女孩们的心思歇了,加上商稚言常添油加醋地说余乐的不对,余乐在她们班上人气不高,但大家看到他都挺开心的:他说什么话都像是自带效果,引人发笑。
但谢朝就完全不一样了。谢朝和余乐第一次出现在商稚言的窗户旁边是来给她送烤肠和英汉词典。俩人走了之后,商稚言立刻被围了起来:“那个就是理科班第一名那帅哥?”
虽然后来谢朝来的次数渐多,且多是为了余乐跑腿,但他性格冷淡,不爱跟人打招呼,只有看到商稚言,那张脸才勉强活动起来,扯出一个笑。他认识孙羡,偶尔会跟她说句“你好”,但也仅止于此了。
女孩们起哄他和商稚言。这种起哄在商稚言听来,与她们起哄自己和余乐是毫无分别的。
“你脸红什么?”她又问,“你感冒了?是不是余乐家被子太薄?”
“没有。”谢朝抬手冲她一摆,扭头就走,“今晚不用等我们了,肖老师给我俩单独讲几道题。”
谢朝其实给自己也买了一份《浪潮周刊》。这是商稚言梦想的起点,他想为她保存着。
社会新闻版面的“方寸报道”专栏刊登着崔成州撰写的报道。谢朝并不知道他所看到的这篇报道,与商稚言当日所见已经大有不同。题目下方有一张照片,是在朝阳里的路口拍的。稀薄的晨雾中,明仔呲牙咧嘴地与野狗对峙,他张嘴大喊,脸上是不属于六岁小孩的凶狠神情,肢体动作却再明显不过:弓着腰,双脚已经做好了后撤逃跑的准备,这是□□裸的恐惧。
撰写报道和摄影的,都是崔成州。
谢朝来回看了两遍才把报纸叠好。他此时才知道,自己和商稚言遇到的明仔,在记者眼中原来只是一个切入口。崔成州把明仔的故事上升到了更高的层次,他注视的不仅仅是一个明仔,而是二十六个与明仔有相同命运的孩子。
在报道的最后一部分,还有两段补充:明仔的母亲住进了精神病院,她必须接受住院和药物治疗,不能再独自生活。而明仔被福利院收留,不必在垃圾箱里翻找食物或是与野狗抢东西了。
当日劝阻商稚言的时候,谢朝确确实实没有预想过明仔的命运会发生变化。崔成州做到了,他用他的笔墨改变了明仔,也许还有剩下那二十五个孩子的一生。
……商稚言以后也会成为这么厉害的人吗?谢朝心想。
他觉得自己变得古怪了。这样简单的、本该毫无障碍的问题,不知道为什么,他一思考就开始微笑。
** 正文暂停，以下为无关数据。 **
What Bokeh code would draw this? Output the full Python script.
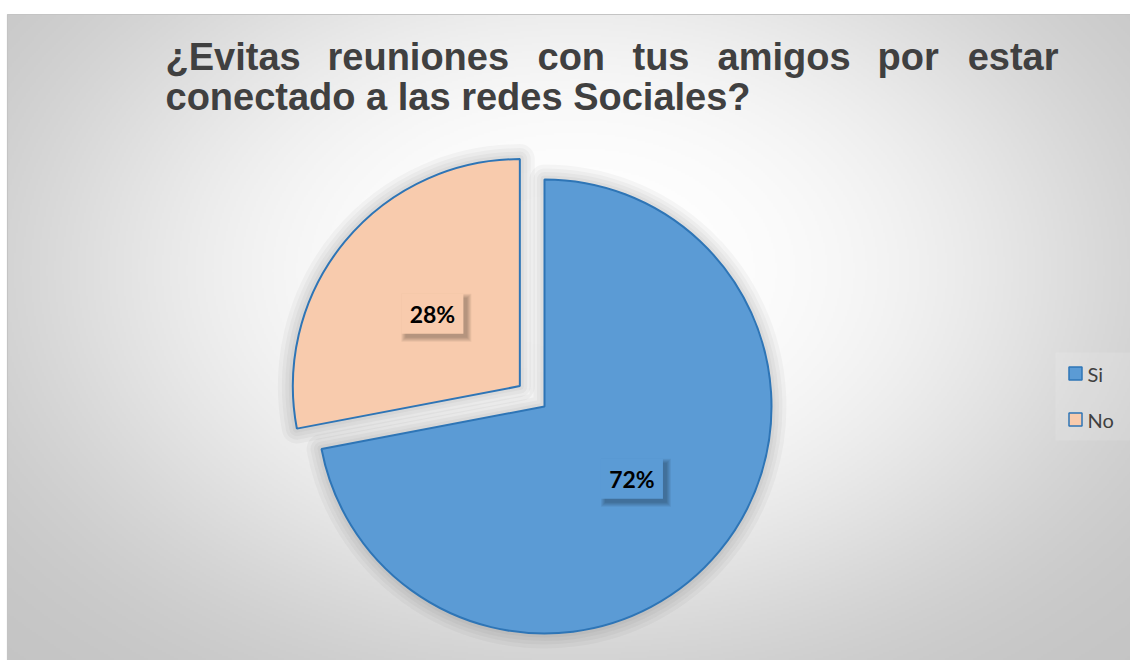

余乐和徐路回头想问他问题,见到他盯着物理习题集笑,不禁面面相觑。
“好恶心。”余乐挑选了一个自认为最恰当的词,“谢朝疯了。”
“你看应南乡短信时也是这样笑的。”徐路提醒。
余乐:“我没有。”
但徐路提醒了他,他掏出手机,又认认真真从头浏览了一遍应南乡发的那几条信息,并强迫自己忽略徐路在身旁重复的“好恶心”。